Christ gave us this promise of his return at his Ascension in AD 30. Peter is writing this letter several decades after that. However, it’s now centuries later, and many are wondering: What happened to that return we heard about? Why hasn’t it happened yet? How much longer do we have to wait? Did God forget? Did we get all this wrong? No, Peter answers, God has not forgotten his promise. Christ will indeed return. “The Lord is not slow to fulfil his promise as some count slowness, but is patient toward you, not wishing that any should perish, but that all should reach repentance” (2 Pet 3:9).

God is in charge of the timing. He knows what he’s doing. “With the Lord one day is as a thousand years, and a thousand years as one day” (2 Pe 3:8). So, from that perspective, it’s only been two days, right? God is giving people time to repent. God is giving us time out of his patience, long suffering, and mercy. God wants all people to repent and believe and live.

And that includes you! Peter connects your sanctification with God’s promise, “Count the patience of our Lord as salvation” (2 Pe 3:15). You have time right now to come to grips with your sinfulness, to mourn your sins, and to come to the end of your rope. And that’s a good thing. For then, God throws you the only lifeline that will work to pull you out of the swirling vortex of your sins. That lifeline is our Lord Jesus Christ. “Be diligent to be found by him at peace” (2 Pe 3:14). How do you have peace with God? By living a holy life? Peter mentions the Apostle Paul. And it’s Paul who wrote, “Therefore, since we have been justified by faith, we have peace with God through our Lord Jesus Christ” (Ro 5:1).

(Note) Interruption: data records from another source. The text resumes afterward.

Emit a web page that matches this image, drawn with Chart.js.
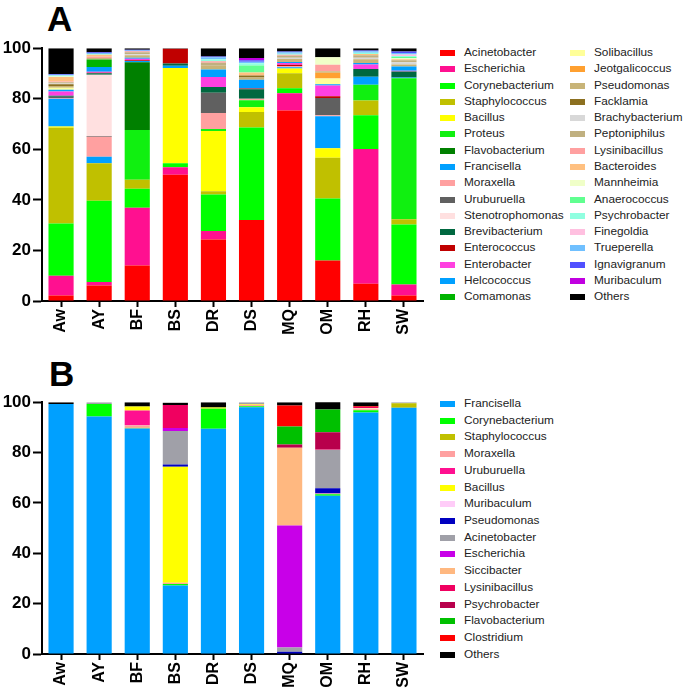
<!DOCTYPE html>
<html>
<head>
<meta charset="utf-8">
<script src="https://cdn.jsdelivr.net/npm/chart.js@4"></script>
<style>
  body { margin: 0; background: #fff; width: 685px; height: 694px; position: relative; overflow: hidden; font-family: Arial, "Liberation Sans", sans-serif; }
  canvas { position: absolute; left: 0; }
  .panel { position: absolute; font-weight: bold; font-size: 35px; color: #000; line-height: 1; }
  .legend { position: absolute; font-size: 11.8px; color: #222; }
  .item { position: absolute; white-space: nowrap; }
  .sw { position: absolute; width: 15px; height: 6px; }
  .txt { position: absolute; }
</style>
</head>
<body>
<div class="panel" style="left:47px; top:1px;">A</div>
<div class="panel" style="left:49px; top:356px;">B</div>
<canvas id="chartA" width="430" height="310" style="top:36px"></canvas>
<canvas id="chartB" width="430" height="304" style="top:390px"></canvas>
<div id="legendA" class="legend"></div>
<div id="legendB" class="legend"></div>
<script>
const samples = ["Aw", "AY", "BF", "BS", "DR", "DS", "MQ", "OM", "RH", "SW"];
const yTicks = [0, 20, 40, 60, 80, 100];

// panel A genera, values per sample (%)
const namesA = ["Acinetobacter", "Escherichia", "Corynebacterium", "Staphylococcus", "Bacillus", "Proteus",
  "Flavobacterium", "Francisella", "Moraxella", "Uruburuella", "Stenotrophomonas", "Brevibacterium",
  "Enterococcus", "Enterobacter", "Helcococcus", "Comamonas", "Solibacillus", "Jeotgalicoccus",
  "Pseudomonas", "Facklamia", "Brachybacterium", "Peptoniphilus", "Lysinibacillus", "Bacteroides",
  "Mannheimia", "Anaerococcus", "Psychrobacter", "Finegoldia", "Trueperella", "Ignavigranum",
  "Muribaculum", "Others"];
const colorsA = ["#ff0000", "#ff1090", "#00ff00", "#c0c000", "#ffff00", "#10f010",
  "#008000", "#00a0ff", "#ffa0a0", "#606060", "#ffe0e0", "#006840",
  "#c00000", "#ff40e0", "#00a0ff", "#00b400", "#ffff99", "#ffa030",
  "#c8b478", "#8c7020", "#d8d8d8", "#c0b080", "#ffa0a0", "#ffc080",
  "#f0ffc8", "#60ff90", "#90ffe0", "#ffc0e0", "#70c0ff", "#5050ff",
  "#c000e0", "#000000"];

const A_Acinetobacter    = [2.2, 6.1, 14, 49.9, 24.3, 32, 75.4, 16, 6.8, 2.2];
const A_Escherichia      = [7.8, 1.4, 22.9, 3, 3.4, 0, 6.8, 0, 53.3, 4.3];
const A_Corynebacterium  = [20.7, 32.2, 7.5, 1.6, 14.4, 36.6, 2, 24.5, 13.4, 23.8];
const A_Staphylococcus   = [37.8, 14.8, 3.6, 0, 1.3, 6.2, 5.9, 16.2, 5.8, 2];
const A_Bacillus         = [0.5, 0, 0, 37.7, 23.8, 1.8, 1.9, 3.7, 0, 0];
const A_Proteus          = [0, 0, 19.6, 0, 0.8, 2.8, 0, 0, 6.2, 55.8];
const A_Flavobacterium   = [0, 0, 26.8, 0, 0, 0, 0, 0, 0, 0];
const A_Francisella      = [11, 2.6, 0.5, 0.9, 0, 0, 0.5, 12.7, 3.2, 0.3];
const A_Moraxella        = [0.3, 7.9, 0, 0, 6.4, 0.6, 0.4, 0.4, 0, 0];
const A_Uruburuella      = [0.5, 0.3, 0, 0, 8, 0, 0, 6.8, 0, 0];
const A_Stenotrophomonas = [0, 24.2, 0, 0, 0, 0, 0, 0, 0, 0];
const A_Brevibacterium   = [0.4, 0.6, 0, 0.8, 2.3, 3.8, 0, 0, 3.1, 2.4];
const A_Enterococcus     = [0, 0.2, 0.3, 5.9, 0, 0.3, 0.6, 0.7, 0, 0];
const A_Enterobacter     = [1.7, 0.4, 0.6, 0, 3.9, 0, 0.6, 4.2, 1.8, 0.3];
const A_Helcococcus      = [0.7, 1.9, 0.4, 0, 3, 3.4, 0.4, 0.5, 0.5, 1.7];
const A_Comamonas        = [0, 2.9, 0, 0, 0, 0, 0, 0, 0, 0];
const A_Solibacillus     = [0.8, 0, 0, 0, 0, 0, 0, 2.3, 0, 0];
const A_Jeotgalicoccus   = [0, 0, 0, 0, 0, 0, 0, 2.3, 0, 0];
const A_Pseudomonas      = [0.6, 0.6, 1.0, 0, 1.5, 0.9, 1.2, 0.6, 1.5, 0.8];
const A_Facklamia        = [0.7, 0, 0, 0, 0, 0.8, 0, 0, 0, 0];
const A_Brachybacterium  = [0.3, 0, 0.4, 0, 0, 0, 0.5, 0, 0.6, 0.8];
const A_Peptoniphilus    = [0.5, 0, 0.8, 0, 1.1, 0, 0.8, 0, 1.0, 0.8];
const A_Lysinibacillus   = [0.3, 0.5, 0.4, 0, 0.6, 0, 0.4, 2.6, 0, 0];
const A_Bacteroides      = [1.8, 0.8, 0, 0, 0, 1.2, 0, 0, 0.5, 0.4];
const A_Mannheimia       = [0.2, 0, 0, 0, 0, 0, 0, 2.9, 0, 0.4];
const A_Anaerococcus     = [0, 0, 0, 0, 0, 2.8, 0, 0, 0, 0.5];
const A_Psychrobacter    = [0.4, 0.3, 0, 0, 0.8, 0.8, 0.4, 0, 0.5, 0.4];
const A_Finegoldia       = [0, 0, 0, 0, 0, 0, 0, 0, 0, 0.6];
const A_Trueperella      = [0.3, 0.4, 0.3, 0, 0.8, 0.6, 0.6, 0, 0.6, 0.6];
const A_Ignavigranum     = [0.3, 0.3, 0.3, 0, 0.3, 0.6, 0.3, 0, 0.3, 0.6];
const A_Muribaculum      = [0, 0, 0, 0, 0, 0.9, 0, 0, 0, 0];
const A_Others           = [10.2, 1.6, 0.6, 0.2, 3.3, 3.9, 1.3, 3.6, 0.9, 1.3];

const valuesA = [A_Acinetobacter, A_Escherichia, A_Corynebacterium, A_Staphylococcus, A_Bacillus, A_Proteus,
  A_Flavobacterium, A_Francisella, A_Moraxella, A_Uruburuella, A_Stenotrophomonas, A_Brevibacterium,
  A_Enterococcus, A_Enterobacter, A_Helcococcus, A_Comamonas, A_Solibacillus, A_Jeotgalicoccus,
  A_Pseudomonas, A_Facklamia, A_Brachybacterium, A_Peptoniphilus, A_Lysinibacillus, A_Bacteroides,
  A_Mannheimia, A_Anaerococcus, A_Psychrobacter, A_Finegoldia, A_Trueperella, A_Ignavigranum,
  A_Muribaculum, A_Others];

// panel B genera
const namesB = ["Francisella", "Corynebacterium", "Staphylococcus", "Moraxella", "Uruburuella", "Bacillus",
  "Muribaculum", "Pseudomonas", "Acinetobacter", "Escherichia", "Siccibacter", "Lysinibacillus",
  "Psychrobacter", "Flavobacterium", "Clostridium", "Others"];
const colorsB = ["#00a0ff", "#00ff00", "#c0c000", "#ffa0a0", "#ff1090", "#ffff00",
  "#ffccf8", "#0000c0", "#a0a0a8", "#c800e8", "#ffb880", "#f00060",
  "#b8004c", "#00c000", "#ff0000", "#000000"];

const B_Francisella     = [99.3, 94.3, 89.6, 27.2, 89.5, 98.0, 0, 62.8, 95.9, 97.8];
const B_Corynebacterium = [0, 5.0, 0, 0.6, 7.9, 0.4, 0, 0.6, 0.9, 0];
const B_Staphylococcus  = [0, 0, 0.3, 0, 0.2, 0, 0, 0, 0, 1.8];
const B_Moraxella       = [0, 0, 0.9, 0.5, 0, 0.6, 0, 0.3, 0.4, 0];
const B_Uruburuella     = [0, 0, 5.9, 0, 0, 0, 0, 0, 0, 0];
const B_Bacillus        = [0, 0, 1.6, 46.1, 0.3, 0.3, 0, 0, 0.2, 0];
const B_Muribaculum     = [0, 0, 0, 0, 0, 0, 0, 0, 0.3, 0];
const B_Pseudomonas     = [0, 0, 0, 0.9, 0, 0, 0.9, 2.1, 0, 0];
const B_Acinetobacter   = [0, 0.7, 0, 13.3, 0, 0.7, 1.7, 15.3, 0, 0.4];
const B_Escherichia     = [0, 0, 0, 1.2, 0, 0, 48.4, 0, 0, 0];
const B_Siccibacter     = [0, 0, 0, 0, 0, 0, 30.9, 0, 0, 0];
const B_Lysinibacillus  = [0, 0, 0, 9.1, 0, 0, 0, 0.3, 0.4, 0];
const B_Psychrobacter   = [0, 0, 0, 0, 0, 0, 1.3, 6.7, 0, 0];
const B_Flavobacterium  = [0, 0, 0, 0, 0, 0, 7.1, 9.0, 0, 0];
const B_Clostridium     = [0, 0, 0, 0, 0, 0, 8.4, 0, 0.3, 0];
const B_Others          = [0.7, 0, 1.7, 0.9, 2.1, 0, 1.3, 3.2, 1.6, 0];

const valuesB = [B_Francisella, B_Corynebacterium, B_Staphylococcus, B_Moraxella, B_Uruburuella, B_Bacillus,
  B_Muribaculum, B_Pseudomonas, B_Acinetobacter, B_Escherichia, B_Siccibacter, B_Lysinibacillus,
  B_Psychrobacter, B_Flavobacterium, B_Clostridium, B_Others];

const FONT = 'Arial, "Liberation Sans", sans-serif';

function makeChart(id, names, colors, values, xHeight, padTop) {
  const ctx = document.getElementById(id).getContext('2d');
  const datasets = names.map((n, i) => ({
    label: n,
    data: values[i],
    backgroundColor: colors[i],
    borderWidth: 0,
    barPercentage: 0.66,
    categoryPercentage: 1.0,
  }));
  return new Chart(ctx, {
    type: 'bar',
    data: { labels: samples, datasets: datasets },
    options: {
      responsive: false,
      animation: false,
      layout: { padding: { top: padTop, right: 7, left: 0, bottom: 0 } },
      plugins: { legend: { display: false }, tooltip: { enabled: false } },
      scales: {
        x: {
          stacked: true,
          afterFit: (scale) => { scale.height = xHeight; },
          border: { display: true, width: 2, color: '#000' },
          grid: { display: true, offset: false, drawOnChartArea: false, drawTicks: true, tickLength: 6, tickWidth: 2, tickColor: '#000' },
          ticks: { color: '#000', font: { family: FONT, size: 16, weight: 'bold' }, minRotation: 90, maxRotation: 90, padding: 2, autoSkip: false },
        },
        y: {
          stacked: true,
          min: 0,
          max: 100,
          afterFit: (scale) => { scale.width = 42; },
          afterBuildTicks: (scale) => { scale.ticks = yTicks.map(v => ({ value: v })); },
          border: { display: true, width: 2, color: '#000' },
          grid: { display: true, drawOnChartArea: false, drawTicks: true, tickLength: 9, tickWidth: 2, tickColor: '#000' },
          ticks: { color: '#000', font: { family: FONT, size: 17, weight: 'bold' }, padding: 2 },
        }
      }
    }
  });
}

function makeLegend(id, names, colors, left, top, step, perCol, colGap) {
  const box = document.getElementById(id);
  names.forEach((n, i) => {
    const col = Math.floor(i / perCol);
    const row = i % perCol;
    const item = document.createElement('div');
    item.className = 'item';
    item.style.left = (left + col * colGap) + 'px';
    item.style.top = (top + row * step) + 'px';
    const sw = document.createElement('div');
    sw.className = 'sw';
    sw.style.background = colors[i];
    sw.style.left = '0px';
    sw.style.top = '-3px';
    const t = document.createElement('div');
    t.className = 'txt';
    t.textContent = n;
    t.style.left = '24px';
    t.style.top = '-8px';
    item.appendChild(sw);
    item.appendChild(t);
    box.appendChild(item);
  });
}

makeChart('chartA', namesA, colorsA, valuesA, 45, 10);
makeChart('chartB', namesB, colorsB, valuesB, 40, 11);
makeLegend('legendA', namesA, colorsA, 440, 53, 16.29, 16, 130);
makeLegend('legendB', namesB, colorsB, 440, 404, 16.71, 16, 130);
</script>
</body>
</html>
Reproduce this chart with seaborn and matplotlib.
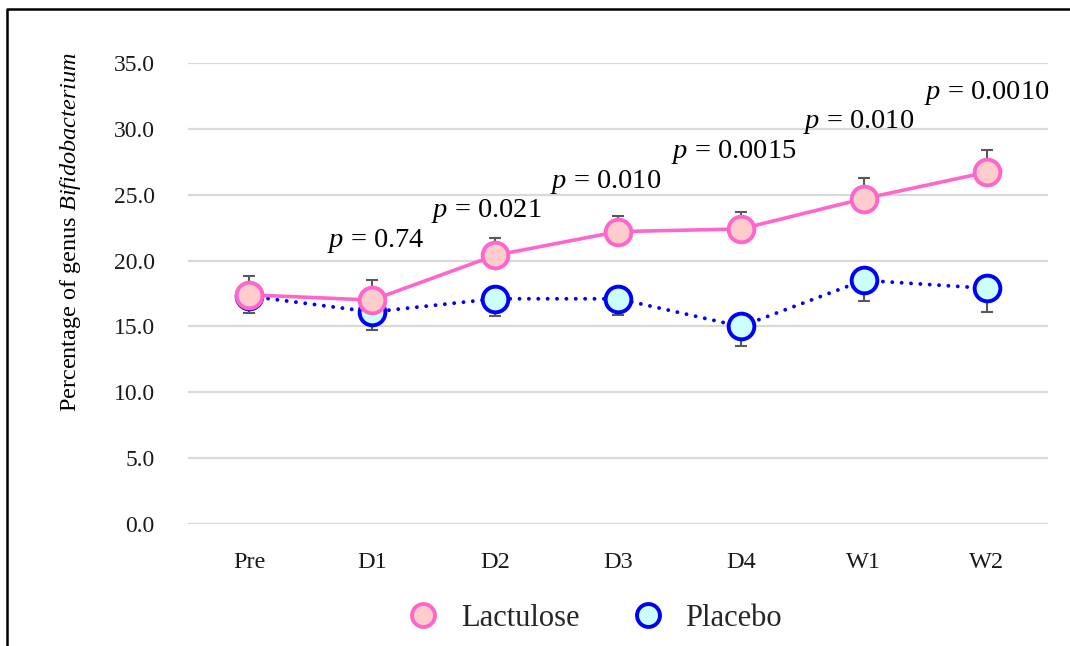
import matplotlib
matplotlib.use("Agg")
import matplotlib.pyplot as plt
from matplotlib.lines import Line2D
import numpy as np
import pandas as pd
import seaborn as sns

# Relative abundance of genus Bifidobacterium (mean with error) per time point
timepoints = ["Pre", "D1", "D2", "D3", "D4", "W1", "W2"]
lactulose = [17.4, 17.0, 20.4, 22.2, 22.4, 24.7, 26.7]
lactulose_err = [1.4, 1.5, 1.3, 1.2, 1.3, 1.6, 1.7]
placebo = [17.3, 16.1, 17.1, 17.1, 15.0, 18.5, 17.9]
placebo_err = [1.25, 1.4, 1.3, 1.2, 1.5, 1.6, 1.8]

# Between-group p values, shown above time points D1..W2
p_values = ["0.74", "0.021", "0.010", "0.0015", "0.010", "0.0010"]
p_label_x = [1.03, 1.93, 2.9, 3.94, 4.96, 6.0]
p_label_y = [21.0, 23.3, 25.5, 27.8, 30.05, 32.25]

y_ticks = [0, 5, 10, 15, 20, 25, 30, 35]

sns.set_theme(style="white")
plt.rcParams["font.family"] = ["Liberation Serif", "DejaVu Serif"]
plt.rcParams["mathtext.fontset"] = "custom"
plt.rcParams["mathtext.rm"] = "Liberation Serif"
plt.rcParams["mathtext.it"] = "Liberation Serif:italic"

PINK = "#FF66CC"
PINK_FACE = "#FFCCCC"
BLUE = "#0000FF"
BLUE_FACE = "#CCFFFF"
ERR = "#595959"

pos = np.arange(len(timepoints))
df = pd.DataFrame({
    "pos": np.concatenate([pos, pos]),
    "value": lactulose + placebo,
    "group": ["Lactulose"] * len(pos) + ["Placebo"] * len(pos),
})

fig = plt.figure(figsize=(10.7, 6.46), dpi=100)
ax = fig.add_axes([188 / 1070, 1 - 524 / 646, 860 / 1070, 461 / 646])

# Error bars: upper for lactulose, lower for placebo
ax.errorbar(pos, lactulose, yerr=[np.zeros(len(pos)), lactulose_err], fmt="none",
            ecolor=ERR, elinewidth=1.5, capsize=4.5, capthick=1.5, zorder=2)
ax.errorbar(pos, placebo, yerr=[placebo_err, np.zeros(len(pos))], fmt="none",
            ecolor=ERR, elinewidth=1.5, capsize=4.5, capthick=1.5, zorder=2)

sns.lineplot(data=df[df["group"] == "Placebo"], x="pos", y="value", ax=ax,
             color=BLUE, linewidth=2.8, marker="o", markersize=18.5,
             markerfacecolor=BLUE_FACE, markeredgecolor=BLUE, markeredgewidth=2.8,
             errorbar=None, zorder=3)
pl_line = ax.lines[-1]
pl_line.set_linestyle((0, (0.01, 2.4)))
pl_line.set_dash_capstyle("round")

sns.lineplot(data=df[df["group"] == "Lactulose"], x="pos", y="value", ax=ax,
             color=PINK, linewidth=2.6, marker="o", markersize=18.5,
             markerfacecolor=PINK_FACE, markeredgecolor=PINK, markeredgewidth=2.8,
             errorbar=None, zorder=4)

for x, y, p in zip(p_label_x, p_label_y, p_values):
    ax.text(x, y, r"$\mathit{p}$ = " + p, ha="center", va="baseline",
            fontsize=20.5, color="#000000", zorder=5)

ax.set_xlim(-0.5, len(timepoints) - 0.5)
ax.set_ylim(0, 35)
ax.set_yticks(y_ticks)
ax.set_yticklabels([f"{t:.1f}" for t in y_ticks])
ax.set_xticks(pos)
ax.set_xticklabels(timepoints)
ax.tick_params(axis="y", length=0, pad=24, labelsize=17, labelcolor="#1A1A1A")
ax.tick_params(axis="x", length=0, pad=20, labelsize=17.5, labelcolor="#1A1A1A")
ax.grid(axis="y", color="#D9D9D9", linewidth=1.6)
ax.grid(axis="x", visible=False)
for s in ax.spines.values():
    s.set_visible(False)
ax.set_xlabel("")
ax.set_ylabel(r"Percentage of genus $\mathit{Bifidobacterium}$", fontsize=17.5, color="#000000")
ax.yaxis.set_label_coords(-0.122, 0.633)

handles = [
    Line2D([], [], linestyle="none", marker="o", markersize=16.5,
           markerfacecolor=PINK_FACE, markeredgecolor=PINK, markeredgewidth=2.8),
    Line2D([], [], linestyle="none", marker="o", markersize=16.5,
           markerfacecolor=BLUE_FACE, markeredgecolor=BLUE, markeredgewidth=2.8),
]
fig.legend(handles, ["Lactulose", "Placebo"], loc="center",
           bbox_to_anchor=(595 / 1070, 1 - 618 / 646), ncol=2, frameon=False,
           fontsize=22, handlelength=1.0, handletextpad=0.72, columnspacing=1.75)

# Outer frame (top and left edges)
fig.add_artist(Line2D([7 / 1070, 7 / 1070, 1.0], [0.0, 1 - 9 / 646, 1 - 9 / 646],
                      transform=fig.transFigure, color="black", linewidth=1.8))

fig.savefig("out.png", dpi=100)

He is the one who will keep you from perishing. For God so loved the world–he so loved you–that he gave his only Son, that you would trust him and thus not perish but instead have everlasting life. That is the real reason for the seeming delay. It’s so that you and I and a whole bunch of other sinners whom God loves would have the time and opportunity to repent, believe, and be saved.

God’s patience is our opportunity. It is our chance to work on the holy, godly lives we ought to be living. It is our chance, too, to spread the gospel in the world. Since we know the New Creation is coming, overflowing with God’s justice, we should be working towards that already, here and now.

This world has a best-before date. That means Christ is coming again and will rescue us from our sins and this evil world bound for destruction. That is our great hope, for which we wait and long. But that fact does not make our lives now unimportant or a matter of indifference. No, God wants us to live holy lives transformed by his holiness. God has rescued us from sin and for righteousness. God has begun that new creation already in us. God has already made us his holy people, set apart to live for him. He sends his Holy Spirit to work through the means of grace to enable us to begin to live holy and righteous lives. To be sure, this calls for daily repentance, dying and rising with Christ each new day. That is why God is incredibly patient toward us. The fact that Christ has not returned is evidence of God’s abundant mercy toward us!

May the peace of God, which surpasses all understanding, guard your hearts and your minds in Christ Jesus. Amen.